The data below should be printed in full, exactly, and without any of its images.

-- START Exercise data --

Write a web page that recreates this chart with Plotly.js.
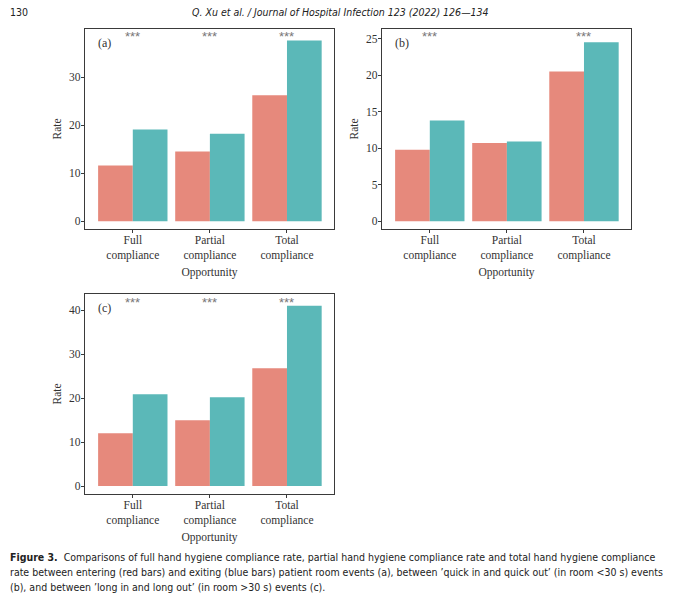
<!DOCTYPE html>
<html>
<head>
<meta charset="utf-8">
<script src="https://cdn.plot.ly/plotly-3.0.1.min.js"></script>
<style>
  html, body { margin: 0; padding: 0; background: #fff; }
  #chart { width: 680px; height: 595px; }
</style>
</head>
<body>
<div id="chart"></div>
<script>
// ── Data ───────────────────────────────────────────────────────────────────
const categories = ['Full<br>compliance', 'Partial<br>compliance', 'Total<br>compliance'];

const enterA = [11.6, 14.5, 26.2];
const exitA  = [19.1, 18.2, 37.6];
const enterB = [9.8, 10.7, 20.5];
const exitB  = [13.8, 10.9, 24.5];
const enterC = [12.0, 15.0, 26.8];
const exitC  = [20.9, 20.2, 41.0];

const starsA = ['***', '***', '***'];
const starsB = ['***', '', '***'];
const starsC = ['***', '***', '***'];

const ticksA = [0, 10, 20, 30];
const ticksB = [0, 5, 10, 15, 20, 25];
const ticksC = [0, 10, 20, 30, 40];

const RED   = '#E6897C';
const TEAL  = '#5BB8B8';
const INK   = '#333';
const SERIF = 'Liberation Serif, Times New Roman, serif';
const SANS  = 'DejaVu Sans Condensed, Liberation Sans, sans-serif';

// ── Helpers ────────────────────────────────────────────────────────────────
function bars(enter, exit, n) {
  const xa = n === 1 ? 'x' : 'x' + n;
  const ya = n === 1 ? 'y' : 'y' + n;
  const common = { type: 'bar', x: categories, xaxis: xa, yaxis: ya,
                   showlegend: false, hoverinfo: 'y' };
  return [
    Object.assign({}, common, { y: enter, marker: { color: RED,  line: { width: 0 } } }),
    Object.assign({}, common, { y: exit,  marker: { color: TEAL, line: { width: 0 } } }),
  ];
}

function xaxis(domain, anchor) {
  return {
    domain, anchor,
    type: 'category',
    range: [-0.62, 2.61],
    automargin: true,
    showline: true, mirror: true, linecolor: '#3a3a3a', linewidth: 1.2,
    ticks: 'outside', ticklen: 3, tickcolor: '#3a3a3a', ticklabelstandoff: -3,
    showgrid: false, zeroline: false, fixedrange: true,
    tickfont: { family: SERIF, size: 11.5, color: INK },
    title: { text: 'Opportunity', standoff: 7, font: { family: SERIF, size: 11.5, color: INK } },
  };
}

function yaxis(domain, anchor, range, tickvals) {
  return {
    domain, anchor, range, tickvals,
    automargin: true,
    showline: true, mirror: true, linecolor: '#3a3a3a', linewidth: 1.2,
    ticks: 'outside', ticklen: 3, tickcolor: '#3a3a3a', ticklabelstandoff: -2,
    showgrid: false, zeroline: false, fixedrange: true,
    tickfont: { family: SERIF, size: 11.5, color: INK },
    title: { text: 'Rate', standoff: 5, font: { family: SERIF, size: 11.5, color: INK } },
  };
}

function panelNotes(n, label, stars, starY) {
  const xr = (n === 1 ? 'x' : 'x' + n);
  const yr = (n === 1 ? 'y' : 'y' + n);
  const out = [{
    text: label, xref: xr + ' domain', yref: yr + ' domain', x: 0.044, y: 0.93,
    xanchor: 'left', yanchor: 'middle',
    showarrow: false, font: { family: SERIF, size: 12, color: INK },
  }];
  stars.forEach((s, i) => {
    if (!s) return;
    out.push({
      text: s, xref: xr, yref: yr + ' domain', x: categories[i], y: starY,
      yanchor: 'middle',
      showarrow: false, font: { family: 'Liberation Sans, sans-serif', size: 13, color: '#777' },
    });
  });
  return out;
}

// ── Page text (header + caption) ───────────────────────────────────────────
const pageFont = { family: SANS, size: 10.5, color: '#222' };
const pageText = [
  { text: '130', x: 8 / 680, y: 1 - 12 / 595, xanchor: 'left', font: pageFont },
  { text: '<i>Q. Xu et al. / Journal of Hospital Infection 123 (2022) 126\u2014134</i>',
    x: 340 / 680, y: 1 - 12 / 595, xanchor: 'center', font: pageFont },
  { text: '<b>Figure 3.</b>  Comparisons of full hand hygiene compliance rate, partial hand hygiene compliance rate and total hand hygiene compliance',
    x: 8 / 680, y: 1 - 557 / 595, xanchor: 'left', font: pageFont },
  { text: 'rate between entering (red bars) and exiting (blue bars) patient room events (a), between \u2019quick in and quick out\u2019 (in room <30 s) events',
    x: 8 / 680, y: 1 - 572 / 595, xanchor: 'left', font: pageFont },
  { text: '(b), and between \u2019long in and long out\u2019 (in room >30 s) events (c).',
    x: 8 / 680, y: 1 - 587 / 595, xanchor: 'left', font: pageFont },
].map(a => Object.assign({ xref: 'paper', yref: 'paper', showarrow: false, yanchor: 'middle' }, a));

const data = [].concat(bars(enterA, exitA, 1), bars(enterB, exitB, 2), bars(enterC, exitC, 3));

const layout = {
  width: 680, height: 595,
  margin: { t: 0, r: 0, b: 0, l: 0 },
  paper_bgcolor: '#fff', plot_bgcolor: '#fff',
  barmode: 'group', bargap: 0.1, bargroupgap: 0,
  font: { family: SERIF, color: INK },
  xaxis:  xaxis([85 / 680, 334 / 680], 'y'),
  yaxis:  yaxis([1 - 229 / 595, 1 - 29 / 595], 'x', [-1.6, 40.0], ticksA),
  xaxis2: xaxis([382 / 680, 631 / 680], 'y2'),
  yaxis2: yaxis([1 - 229 / 595, 1 - 29 / 595], 'x2', [-1.05, 26.3], ticksB),
  xaxis3: xaxis([85 / 680, 334 / 680], 'y3'),
  yaxis3: yaxis([1 - 494 / 595, 1 - 294 / 595], 'x3', [-1.8, 43.7], ticksC),
  annotations: [].concat(
    panelNotes(1, '(a)', starsA, 0.962),
    panelNotes(2, '(b)', starsB, 0.962),
    panelNotes(3, '(c)', starsC, 0.958),
    pageText
  ),
};

Plotly.newPlot('chart', data, layout, { displayModeBar: false, staticPlot: true });
</script>
</body>
</html>
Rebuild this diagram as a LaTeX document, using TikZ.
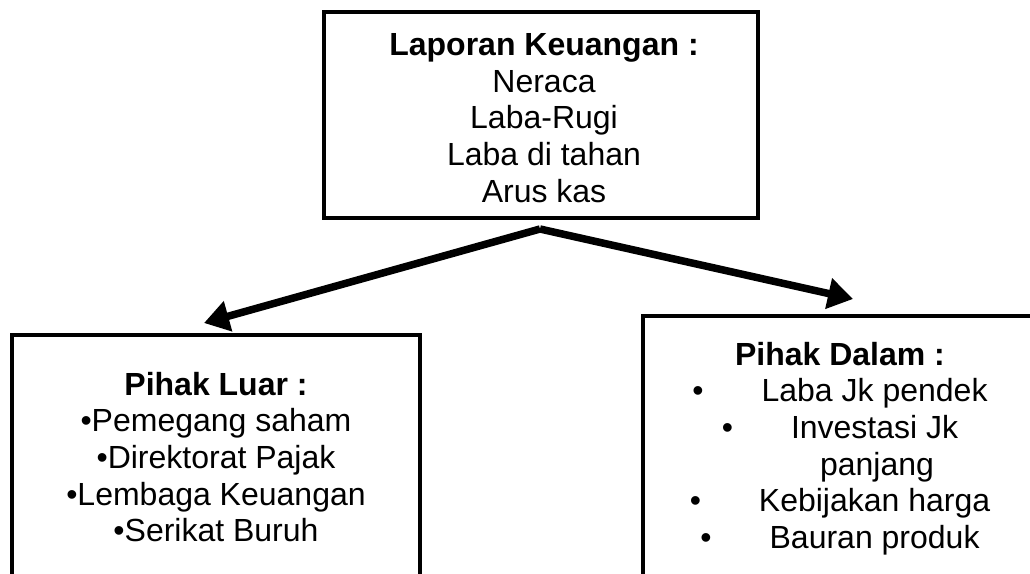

-- END Exercise data --

▶ Output of the task:
Write a web page that recreates this chart with Plotly.js.
<!DOCTYPE html>
<html>
<head>
<meta charset="utf-8">
<script src="https://cdn.plot.ly/plotly-3.0.1.min.js"></script>
<style>
  html, body { margin: 0; padding: 0; background: #fff; }
  #chart { width: 680px; height: 595px; }
</style>
</head>
<body>
<div id="chart"></div>
<script>
// ── Data ───────────────────────────────────────────────────────────────────
const categories = ['Full<br>compliance', 'Partial<br>compliance', 'Total<br>compliance'];

const enterA = [11.6, 14.5, 26.2];
const exitA  = [19.1, 18.2, 37.6];
const enterB = [9.8, 10.7, 20.5];
const exitB  = [13.8, 10.9, 24.5];
const enterC = [12.0, 15.0, 26.8];
const exitC  = [20.9, 20.2, 41.0];

const starsA = ['***', '***', '***'];
const starsB = ['***', '', '***'];
const starsC = ['***', '***', '***'];

const ticksA = [0, 10, 20, 30];
const ticksB = [0, 5, 10, 15, 20, 25];
const ticksC = [0, 10, 20, 30, 40];

const RED   = '#E6897C';
const TEAL  = '#5BB8B8';
const INK   = '#333';
const SERIF = 'Liberation Serif, Times New Roman, serif';
const SANS  = 'DejaVu Sans Condensed, Liberation Sans, sans-serif';

// ── Helpers ────────────────────────────────────────────────────────────────
function bars(enter, exit, n) {
  const xa = n === 1 ? 'x' : 'x' + n;
  const ya = n === 1 ? 'y' : 'y' + n;
  const common = { type: 'bar', x: categories, xaxis: xa, yaxis: ya,
                   showlegend: false, hoverinfo: 'y' };
  return [
    Object.assign({}, common, { y: enter, marker: { color: RED,  line: { width: 0 } } }),
    Object.assign({}, common, { y: exit,  marker: { color: TEAL, line: { width: 0 } } }),
  ];
}

function xaxis(domain, anchor) {
  return {
    domain, anchor,
    type: 'category',
    range: [-0.62, 2.61],
    automargin: true,
    showline: true, mirror: true, linecolor: '#3a3a3a', linewidth: 1.2,
    ticks: 'outside', ticklen: 3, tickcolor: '#3a3a3a', ticklabelstandoff: -3,
    showgrid: false, zeroline: false, fixedrange: true,
    tickfont: { family: SERIF, size: 11.5, color: INK },
    title: { text: 'Opportunity', standoff: 7, font: { family: SERIF, size: 11.5, color: INK } },
  };
}

function yaxis(domain, anchor, range, tickvals) {
  return {
    domain, anchor, range, tickvals,
    automargin: true,
    showline: true, mirror: true, linecolor: '#3a3a3a', linewidth: 1.2,
    ticks: 'outside', ticklen: 3, tickcolor: '#3a3a3a', ticklabelstandoff: -2,
    showgrid: false, zeroline: false, fixedrange: true,
    tickfont: { family: SERIF, size: 11.5, color: INK },
    title: { text: 'Rate', standoff: 5, font: { family: SERIF, size: 11.5, color: INK } },
  };
}

function panelNotes(n, label, stars, starY) {
  const xr = (n === 1 ? 'x' : 'x' + n);
  const yr = (n === 1 ? 'y' : 'y' + n);
  const out = [{
    text: label, xref: xr + ' domain', yref: yr + ' domain', x: 0.044, y: 0.93,
    xanchor: 'left', yanchor: 'middle',
    showarrow: false, font: { family: SERIF, size: 12, color: INK },
  }];
  stars.forEach((s, i) => {
    if (!s) return;
    out.push({
      text: s, xref: xr, yref: yr + ' domain', x: categories[i], y: starY,
      yanchor: 'middle',
      showarrow: false, font: { family: 'Liberation Sans, sans-serif', size: 13, color: '#777' },
    });
  });
  return out;
}

// ── Page text (header + caption) ───────────────────────────────────────────
const pageFont = { family: SANS, size: 10.5, color: '#222' };
const pageText = [
  { text: '130', x: 8 / 680, y: 1 - 12 / 595, xanchor: 'left', font: pageFont },
  { text: '<i>Q. Xu et al. / Journal of Hospital Infection 123 (2022) 126\u2014134</i>',
    x: 340 / 680, y: 1 - 12 / 595, xanchor: 'center', font: pageFont },
  { text: '<b>Figure 3.</b>  Comparisons of full hand hygiene compliance rate, partial hand hygiene compliance rate and total hand hygiene compliance',
    x: 8 / 680, y: 1 - 557 / 595, xanchor: 'left', font: pageFont },
  { text: 'rate between entering (red bars) and exiting (blue bars) patient room events (a), between \u2019quick in and quick out\u2019 (in room <30 s) events',
    x: 8 / 680, y: 1 - 572 / 595, xanchor: 'left', font: pageFont },
  { text: '(b), and between \u2019long in and long out\u2019 (in room >30 s) events (c).',
    x: 8 / 680, y: 1 - 587 / 595, xanchor: 'left', font: pageFont },
].map(a => Object.assign({ xref: 'paper', yref: 'paper', showarrow: false, yanchor: 'middle' }, a));

const data = [].concat(bars(enterA, exitA, 1), bars(enterB, exitB, 2), bars(enterC, exitC, 3));

const layout = {
  width: 680, height: 595,
  margin: { t: 0, r: 0, b: 0, l: 0 },
  paper_bgcolor: '#fff', plot_bgcolor: '#fff',
  barmode: 'group', bargap: 0.1, bargroupgap: 0,
  font: { family: SERIF, color: INK },
  xaxis:  xaxis([85 / 680, 334 / 680], 'y'),
  yaxis:  yaxis([1 - 229 / 595, 1 - 29 / 595], 'x', [-1.6, 40.0], ticksA),
  xaxis2: xaxis([382 / 680, 631 / 680], 'y2'),
  yaxis2: yaxis([1 - 229 / 595, 1 - 29 / 595], 'x2', [-1.05, 26.3], ticksB),
  xaxis3: xaxis([85 / 680, 334 / 680], 'y3'),
  yaxis3: yaxis([1 - 494 / 595, 1 - 294 / 595], 'x3', [-1.8, 43.7], ticksC),
  annotations: [].concat(
    panelNotes(1, '(a)', starsA, 0.962),
    panelNotes(2, '(b)', starsB, 0.962),
    panelNotes(3, '(c)', starsC, 0.958),
    pageText
  ),
};

Plotly.newPlot('chart', data, layout, { displayModeBar: false, staticPlot: true });
</script>
</body>
</html>
Rebuild this diagram as a LaTeX document, using TikZ.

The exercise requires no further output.